Deskjet Remix, pelas mãos do escocês, chegou a tocar em festas eletrônicas de Londres e demonstra um dos lados mais fascinantes da música de Yoñlu: a universalidade. Canções que integram o álbum, como The Albatross, Tiger e Waterfall, remetem ao que de mais vanguardista e experimental se faz em termos de rock no mundo hoje.
As referências às vezes ficam mais escancaradas do que deveriam — Radiohead é a que mais salta ao ouvido —, o que é compreensível para alguém de 16 anos.
— Apesar das referências, ele tem uma assinatura. E é uma coisa que a gente passa a vida tentando fazer e não consegue — afirma o músico Arthur de Faria, uma das primeiras pessoas a ouvir as canções de Yoñlu e quem intermediou o lançamento do disco pela gravadora.
O experimentalismo dá o tom na maior parte das canções, mas o disco também revela um músico conhecedor de formas tradicionais, de voz e violão em alguns momentos, de valsa ao piano em outras. Vinicius aprendeu a tocar bateria aos quatro anos. Depois violão, piano. Foi alfabetizado em francês — durante viagem dos pais para fazer mestrado na Europa — e aos 12 estava lendo Kafka. Fluente em várias línguas, era em inglês que preferia se expressar — tanto nas conversas na internet quanto em suas letras.

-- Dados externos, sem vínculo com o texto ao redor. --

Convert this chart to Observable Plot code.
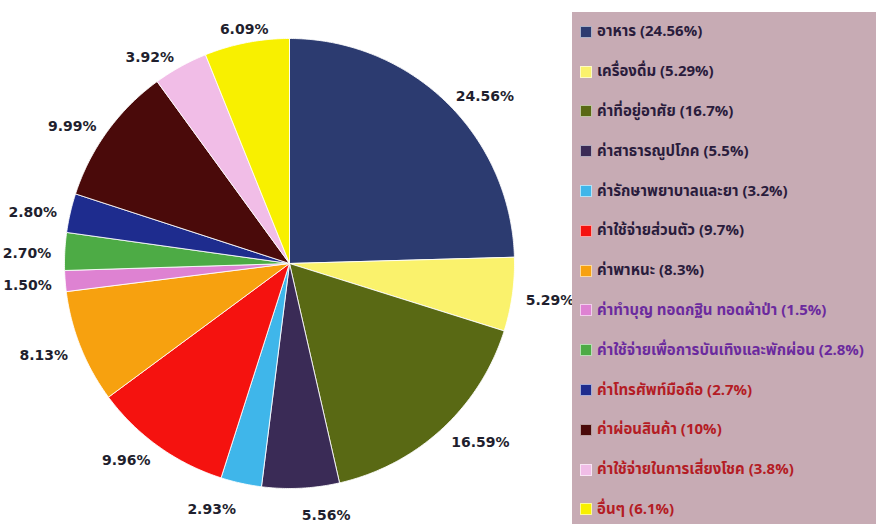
<!DOCTYPE html>
<html>
<head>
<meta charset="utf-8">
<script src="https://cdn.jsdelivr.net/npm/d3@7"></script>
<script src="https://cdn.jsdelivr.net/npm/@observablehq/plot@0.6"></script>
<style>
  html, body { margin: 0; padding: 0; background: #ffffff; }
  #wrap { position: relative; width: 876px; height: 524px; overflow: hidden; }
  #chart { position: absolute; left: 0; top: 0; }
  #legend {
    position: absolute; left: 572px; top: 12px; width: 304px; height: 512px;
    background: #c7abb4; box-sizing: border-box; padding-top: 0px;
    font-family: "Noto Sans Thai", "Tahoma", "DejaVu Sans", sans-serif;
    font-weight: bold; font-size: 15px;
  }
  .item { display: flex; align-items: center; height: 39.8px; padding-left: 8px; white-space: pre; }
  .sw { width: 10px; height: 10px; margin-right: 5px; border: 1px solid rgba(255,255,255,0.6); flex: none; }
</style>
</head>
<body>
<div id="wrap">
  <div id="chart"></div>
  <div id="legend"></div>
</div>
<script>
// Categories (clockwise from 12 o'clock)
const names = [
  "อาหาร",
  "เครื่องดื่ม",
  "ค่าที่อยู่อาศัย",
  "ค่าสาธารณูปโภค",
  "ค่ารักษาพยาบาลและยา",
  "ค่าใช้จ่ายส่วนตัว",
  "ค่าพาหนะ",
  "ค่าทำบุญ ทอดกฐิน ทอดผ้าป่า",
  "ค่าใช้จ่ายเพื่อการบันเทิงและพักผ่อน",
  "ค่าโทรศัพท์มือถือ",
  "ค่าผ่อนสินค้า",
  "ค่าใช้จ่ายในการเสี่ยงโชค",
  "อื่นๆ"
];
// Slice values (percent, as labelled on the pie)
const values = [24.56, 5.29, 16.59, 5.56, 2.93, 9.96, 8.13, 1.50, 2.70, 2.80, 9.99, 3.92, 6.09];
// Slice labels as printed on the pie
const sliceLabels = ["24.56%", "5.29%", "16.59%", "5.56%", "2.93%", "9.96%", "8.13%", "1.50%", "2.70%", "2.80%", "9.99%", "3.92%", "6.09%"];
// Legend percentages as printed in the legend
const legendPct = ["24.56%", "5.29%", "16.7%", "5.5%", "3.2%", "9.7%", "8.3%", "1.5%", "2.8%", "2.7%", "10%", "3.8%", "6.1%"];
// Colours
const colors = ["#2c3b70", "#faf26c", "#596914", "#3a2b56", "#3fb6ea", "#f5120f", "#f7a10f", "#de82d2", "#4dab45", "#1e2c8e", "#4a0a0a", "#f1bde7", "#f8f000"];
const legendTextColors = ["#2a1c3c", "#2a1c3c", "#2a1c3c", "#2a1c3c", "#2a1c3c", "#2a1c3c", "#2a1c3c", "#6b2a9e", "#6b2a9e", "#b41c24", "#b41c24", "#b41c24", "#b41c24"];

// Build slice polygons from values
const total = d3.sum(values);
const slices = [];
const labels = [];
let acc = 0;
values.forEach((v, i) => {
  const a0 = acc / total * 2 * Math.PI;
  acc += v;
  const a1 = acc / total * 2 * Math.PI;
  slices.push({name: names[i], x: 0, y: 0});
  const n = Math.max(2, Math.ceil((a1 - a0) / (Math.PI / 360)));
  for (let k = 0; k <= n; k++) {
    const a = a0 + (a1 - a0) * k / n;
    slices.push({name: names[i], x: Math.sin(a), y: Math.cos(a)});
  }
  slices.push({name: names[i], x: 0, y: 0});
  const am = (a0 + a1) / 2;
  const deg = am * 180 / Math.PI;
  const anchor = (deg > 15 && deg < 180) ? "start" : (deg >= 180 && deg < 345) ? "end" : "middle";
  const r = 1.06 + (Math.cos(am) < -0.9 ? 0.045 : 0);
  labels.push({text: sliceLabels[i], x: r * Math.sin(am), y: r * Math.cos(am), anchor});
});

const textStyle = {fontFamily: "DejaVu Sans, Verdana, sans-serif", fontWeight: "bold", fontSize: 14, fill: "#1f1f2e"};

const chart = Plot.plot({
  width: 876,
  height: 524,
  margin: 0,
  x: {domain: [-1, 1], range: [64, 514], axis: null},
  y: {domain: [-1, 1], range: [488, 38], axis: null},
  color: {domain: names, range: colors},
  marks: [
    Plot.line(slices, {x: "x", y: "y", z: "name", fill: "name", stroke: "white", strokeWidth: 1, strokeOpacity: 0.85, curve: "linear"}),
    Plot.text(labels.filter(d => d.anchor === "start"), {x: "x", y: "y", text: "text", textAnchor: "start", dy: 4, ...textStyle}),
    Plot.text(labels.filter(d => d.anchor === "end"), {x: "x", y: "y", text: "text", textAnchor: "end", dy: 3, ...textStyle}),
    Plot.text(labels.filter(d => d.anchor === "middle"), {x: "x", y: "y", text: "text", textAnchor: "middle", dy: 0, ...textStyle})
  ]
});
document.getElementById("chart").appendChild(chart);

// Legend
const legend = d3.select("#legend");
names.forEach((n, i) => {
  const row = legend.append("div").attr("class", "item");
  row.append("div").attr("class", "sw").style("background", colors[i]);
  row.append("span").style("color", legendTextColors[i]).text(`${n} (${legendPct[i]})`);
});
</script>
</body>
</html>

Apenas uma das canções, Mecânica Celeste Aplicada, é em português, escrita para uma amiga do interior do Estado que não chegou a virar namorada.
— Você vai ouvindo o disco e fica difícil acreditar que um garoto de 15, 16 anos, sozinho no quarto, possa ter feito tudo isso — afirma o crítico musical Juarez Fonseca, no texto de apresentação do CD.
Não era fácil penetrar no mundo particular de Yoñlu. A maioria só conhecia o Vinicius que colocava um cartaz na porta do quarto, onde se lia “gravando”. Uma vez chamou a mãe para ajudar em uma das canções. O aparelho nos dentes o impedia de gravar o assobio melancólico da melodia de Tiger. A tristeza de sua música, segundo o pai, advém de uma capacidade de catalisar as "influências inconscientes da nossa época".
— Nos anos 1960, a música se reinventou num mundo de fé, utópico, carnavalesco. A diferença, 40 anos depois, que vamos encontrar nele e em outros artistas, é que é outro tom. É melancólico — afirma Luiz Marques, professor universitário e ex-secretário de Estado da Cultura.
O desconforto de Yoñlu em relação ao mundo, exposto em fóruns de discussão pela internet, parecia não afetar Vinicius no cotidiano.
— Passei a vida toda lendo humanismo. Mas se teve alguém que encarnou o humanismo foi ele, que nunca falava mal de ninguém, sendo absolutamente solidário e sensível — descreve o pai.
Em 26 de julho de 2006, Yoñlu e Vinicius se encontraram. Deixaram as músicas "quase como um consolo", segundo o pai. Foram coerentes com a definição que Yoñlu dava sobre o poder da música:
— A cadência e a harmonia certas no momento certo podem despertar qualquer sentimento, inclusive o de felicidade nos momentos mais sombrios.